### Dataset records
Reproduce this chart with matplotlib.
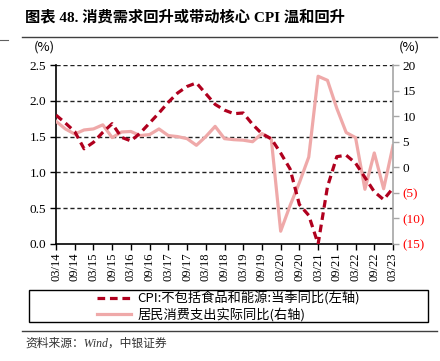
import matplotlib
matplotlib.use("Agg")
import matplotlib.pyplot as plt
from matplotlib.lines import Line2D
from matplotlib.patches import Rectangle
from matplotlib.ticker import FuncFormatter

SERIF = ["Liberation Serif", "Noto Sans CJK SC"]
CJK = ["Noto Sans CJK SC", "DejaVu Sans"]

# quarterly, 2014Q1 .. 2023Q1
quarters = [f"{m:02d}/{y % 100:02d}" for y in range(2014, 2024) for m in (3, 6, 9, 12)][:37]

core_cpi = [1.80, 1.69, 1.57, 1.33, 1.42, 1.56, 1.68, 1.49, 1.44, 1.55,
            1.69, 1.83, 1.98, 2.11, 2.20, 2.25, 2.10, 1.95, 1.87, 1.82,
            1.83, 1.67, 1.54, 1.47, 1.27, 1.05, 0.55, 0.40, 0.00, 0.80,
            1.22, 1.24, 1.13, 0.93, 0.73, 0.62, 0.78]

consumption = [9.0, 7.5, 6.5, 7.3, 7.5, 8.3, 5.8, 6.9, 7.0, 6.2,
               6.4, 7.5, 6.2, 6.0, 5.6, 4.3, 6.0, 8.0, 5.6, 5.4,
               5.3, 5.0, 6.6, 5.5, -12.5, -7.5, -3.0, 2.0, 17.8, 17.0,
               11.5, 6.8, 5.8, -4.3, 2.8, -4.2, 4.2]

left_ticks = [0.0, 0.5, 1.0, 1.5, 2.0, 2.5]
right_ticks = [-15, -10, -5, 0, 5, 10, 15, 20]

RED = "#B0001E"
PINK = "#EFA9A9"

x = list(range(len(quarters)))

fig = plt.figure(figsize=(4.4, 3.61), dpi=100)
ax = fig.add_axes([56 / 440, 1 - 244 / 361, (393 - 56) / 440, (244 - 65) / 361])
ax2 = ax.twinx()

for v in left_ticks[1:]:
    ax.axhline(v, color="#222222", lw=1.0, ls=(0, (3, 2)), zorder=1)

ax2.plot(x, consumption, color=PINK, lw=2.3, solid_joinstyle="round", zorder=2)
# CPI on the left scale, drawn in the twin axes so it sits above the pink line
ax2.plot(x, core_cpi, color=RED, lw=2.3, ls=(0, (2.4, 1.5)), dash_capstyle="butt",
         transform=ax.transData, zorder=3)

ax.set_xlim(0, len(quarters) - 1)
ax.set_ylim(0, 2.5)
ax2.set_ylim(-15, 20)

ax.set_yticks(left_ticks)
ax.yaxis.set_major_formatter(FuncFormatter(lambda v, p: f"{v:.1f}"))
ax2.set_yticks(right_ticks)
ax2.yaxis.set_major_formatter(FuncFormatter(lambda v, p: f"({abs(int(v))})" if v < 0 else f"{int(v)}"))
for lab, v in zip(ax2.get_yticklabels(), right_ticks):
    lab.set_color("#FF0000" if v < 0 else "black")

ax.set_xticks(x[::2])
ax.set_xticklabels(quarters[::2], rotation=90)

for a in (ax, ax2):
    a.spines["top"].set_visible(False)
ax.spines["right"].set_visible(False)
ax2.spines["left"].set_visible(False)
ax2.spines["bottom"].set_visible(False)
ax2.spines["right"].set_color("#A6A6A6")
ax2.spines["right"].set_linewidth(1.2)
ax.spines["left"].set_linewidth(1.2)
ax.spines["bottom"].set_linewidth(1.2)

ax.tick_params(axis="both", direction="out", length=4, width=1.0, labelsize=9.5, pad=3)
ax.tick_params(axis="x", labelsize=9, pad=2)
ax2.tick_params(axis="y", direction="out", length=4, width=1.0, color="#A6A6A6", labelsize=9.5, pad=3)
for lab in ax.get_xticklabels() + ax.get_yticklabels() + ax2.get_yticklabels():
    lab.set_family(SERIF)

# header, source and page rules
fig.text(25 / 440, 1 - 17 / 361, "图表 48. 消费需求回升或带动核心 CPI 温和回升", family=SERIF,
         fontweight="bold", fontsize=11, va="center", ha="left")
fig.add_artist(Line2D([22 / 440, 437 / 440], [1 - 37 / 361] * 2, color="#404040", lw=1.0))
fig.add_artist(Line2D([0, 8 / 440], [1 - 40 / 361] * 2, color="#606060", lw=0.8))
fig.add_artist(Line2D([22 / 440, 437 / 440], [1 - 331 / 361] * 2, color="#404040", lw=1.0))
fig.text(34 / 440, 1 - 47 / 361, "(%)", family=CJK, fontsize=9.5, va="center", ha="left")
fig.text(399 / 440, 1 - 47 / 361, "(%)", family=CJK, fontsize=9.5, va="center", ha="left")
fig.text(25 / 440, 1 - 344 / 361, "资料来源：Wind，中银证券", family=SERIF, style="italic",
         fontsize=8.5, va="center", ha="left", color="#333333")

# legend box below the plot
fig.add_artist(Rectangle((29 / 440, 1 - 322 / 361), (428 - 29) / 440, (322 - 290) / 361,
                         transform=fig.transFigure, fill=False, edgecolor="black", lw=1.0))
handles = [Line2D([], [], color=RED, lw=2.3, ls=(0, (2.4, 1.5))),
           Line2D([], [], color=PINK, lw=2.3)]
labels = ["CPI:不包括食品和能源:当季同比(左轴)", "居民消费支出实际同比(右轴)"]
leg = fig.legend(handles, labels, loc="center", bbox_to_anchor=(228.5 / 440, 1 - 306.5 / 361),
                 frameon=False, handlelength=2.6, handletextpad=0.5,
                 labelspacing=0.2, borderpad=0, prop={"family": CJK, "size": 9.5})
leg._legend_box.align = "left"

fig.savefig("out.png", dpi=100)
==
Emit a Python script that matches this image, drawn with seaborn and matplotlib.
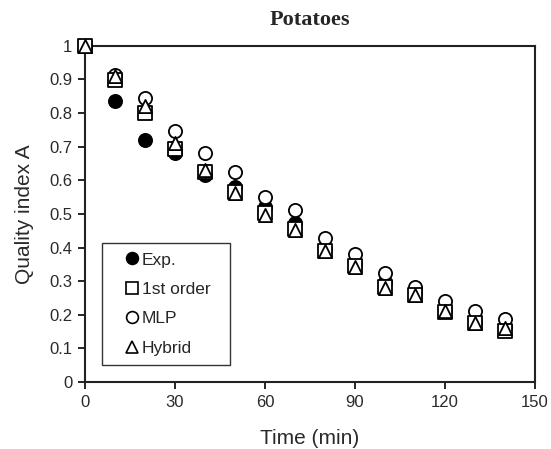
---
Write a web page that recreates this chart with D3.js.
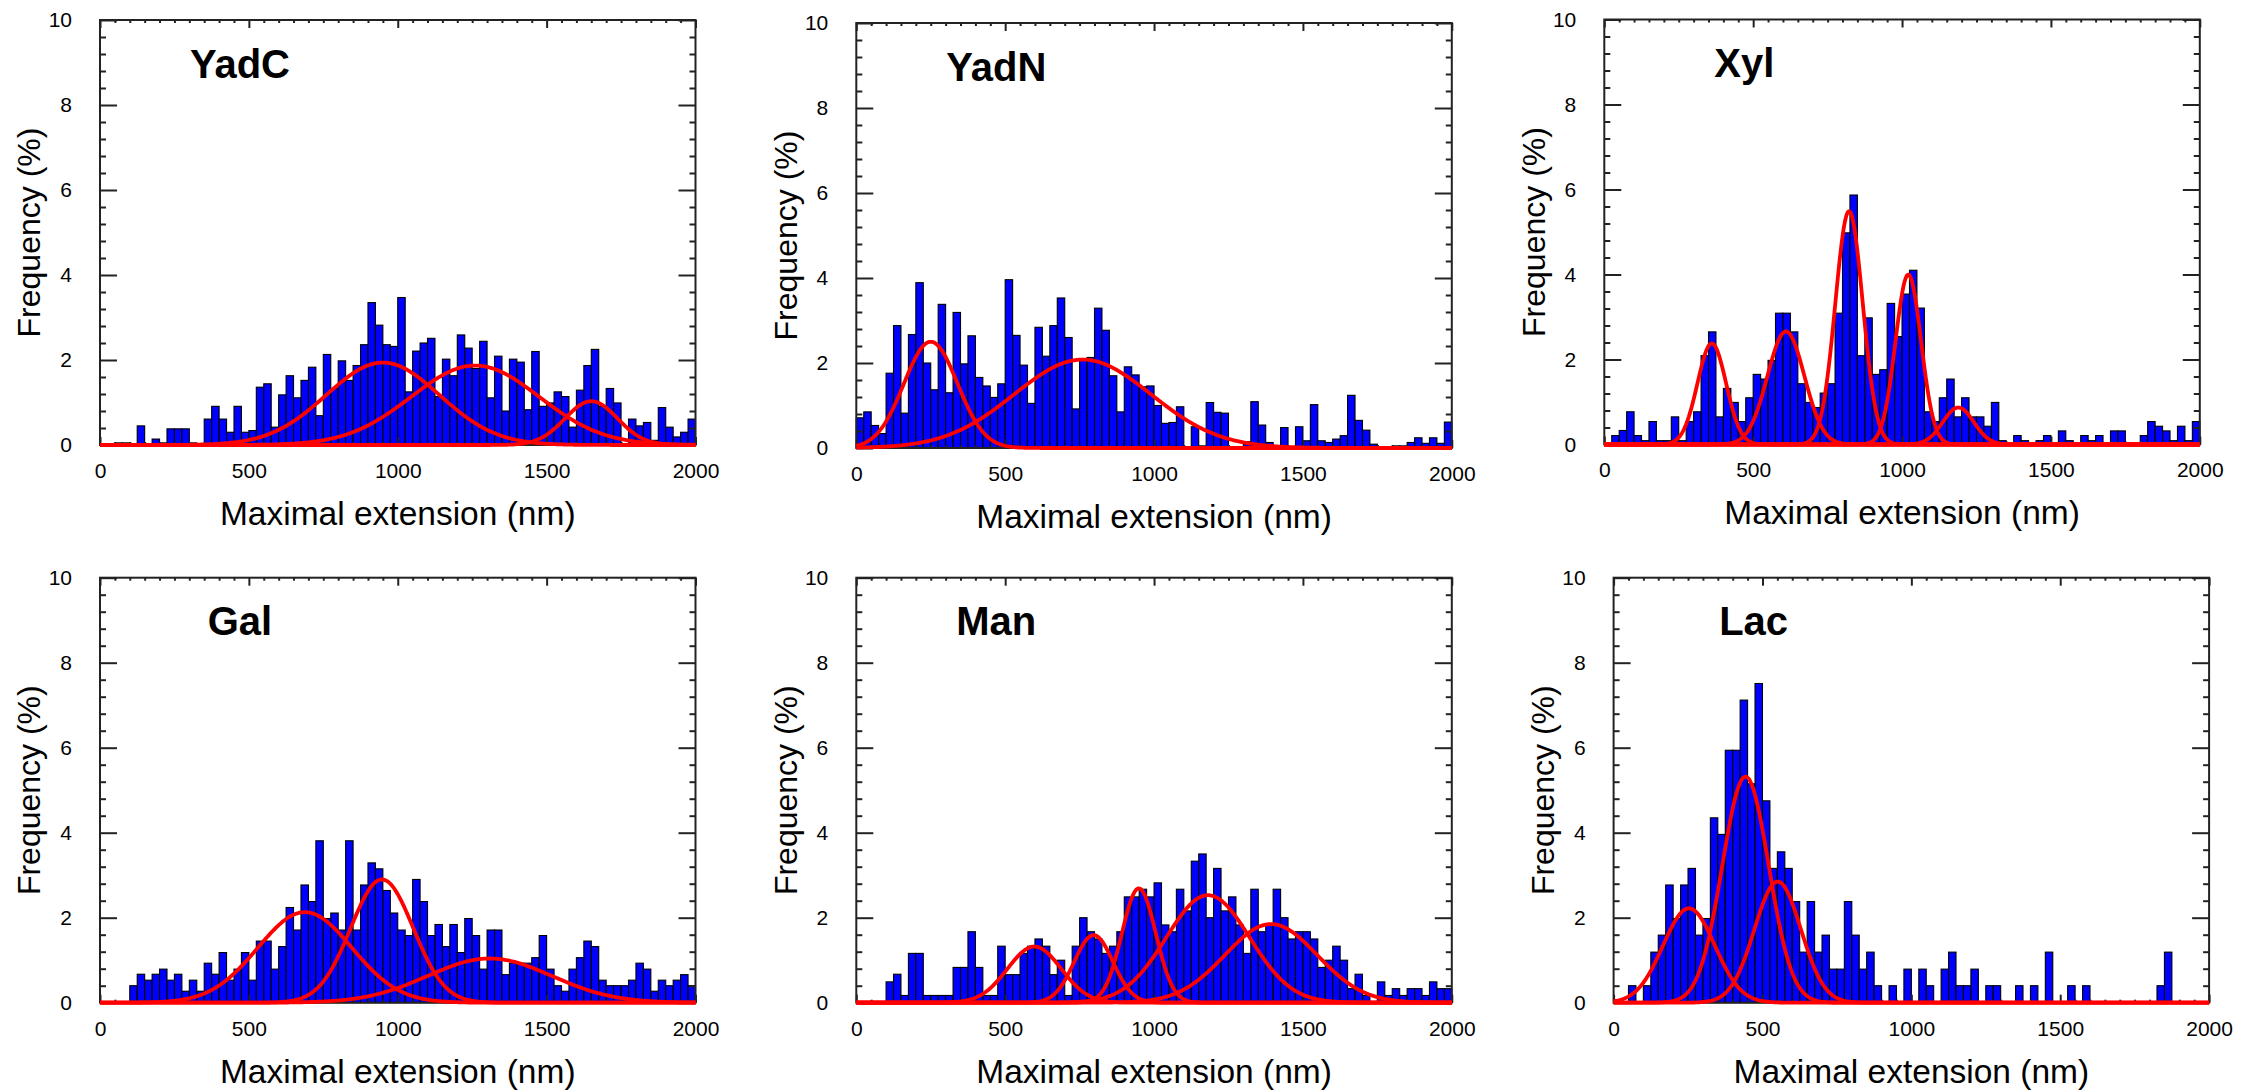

### Exercise requirements
Above are some records. Reproduce the lines from the one with "Reproduce this chart with matplotlib." down to the one with "ax2 = ax.twinx()", keeping both, and leave every picture out.

### Result for this exercise
Reproduce this chart with matplotlib.
import matplotlib
matplotlib.use("Agg")
import matplotlib.pyplot as plt
from matplotlib.lines import Line2D
from matplotlib.patches import Rectangle
from matplotlib.ticker import FuncFormatter

SERIF = ["Liberation Serif", "Noto Sans CJK SC"]
CJK = ["Noto Sans CJK SC", "DejaVu Sans"]

# quarterly, 2014Q1 .. 2023Q1
quarters = [f"{m:02d}/{y % 100:02d}" for y in range(2014, 2024) for m in (3, 6, 9, 12)][:37]

core_cpi = [1.80, 1.69, 1.57, 1.33, 1.42, 1.56, 1.68, 1.49, 1.44, 1.55,
            1.69, 1.83, 1.98, 2.11, 2.20, 2.25, 2.10, 1.95, 1.87, 1.82,
            1.83, 1.67, 1.54, 1.47, 1.27, 1.05, 0.55, 0.40, 0.00, 0.80,
            1.22, 1.24, 1.13, 0.93, 0.73, 0.62, 0.78]

consumption = [9.0, 7.5, 6.5, 7.3, 7.5, 8.3, 5.8, 6.9, 7.0, 6.2,
               6.4, 7.5, 6.2, 6.0, 5.6, 4.3, 6.0, 8.0, 5.6, 5.4,
               5.3, 5.0, 6.6, 5.5, -12.5, -7.5, -3.0, 2.0, 17.8, 17.0,
               11.5, 6.8, 5.8, -4.3, 2.8, -4.2, 4.2]

left_ticks = [0.0, 0.5, 1.0, 1.5, 2.0, 2.5]
right_ticks = [-15, -10, -5, 0, 5, 10, 15, 20]

RED = "#B0001E"
PINK = "#EFA9A9"

x = list(range(len(quarters)))

fig = plt.figure(figsize=(4.4, 3.61), dpi=100)
ax = fig.add_axes([56 / 440, 1 - 244 / 361, (393 - 56) / 440, (244 - 65) / 361])
ax2 = ax.twinx()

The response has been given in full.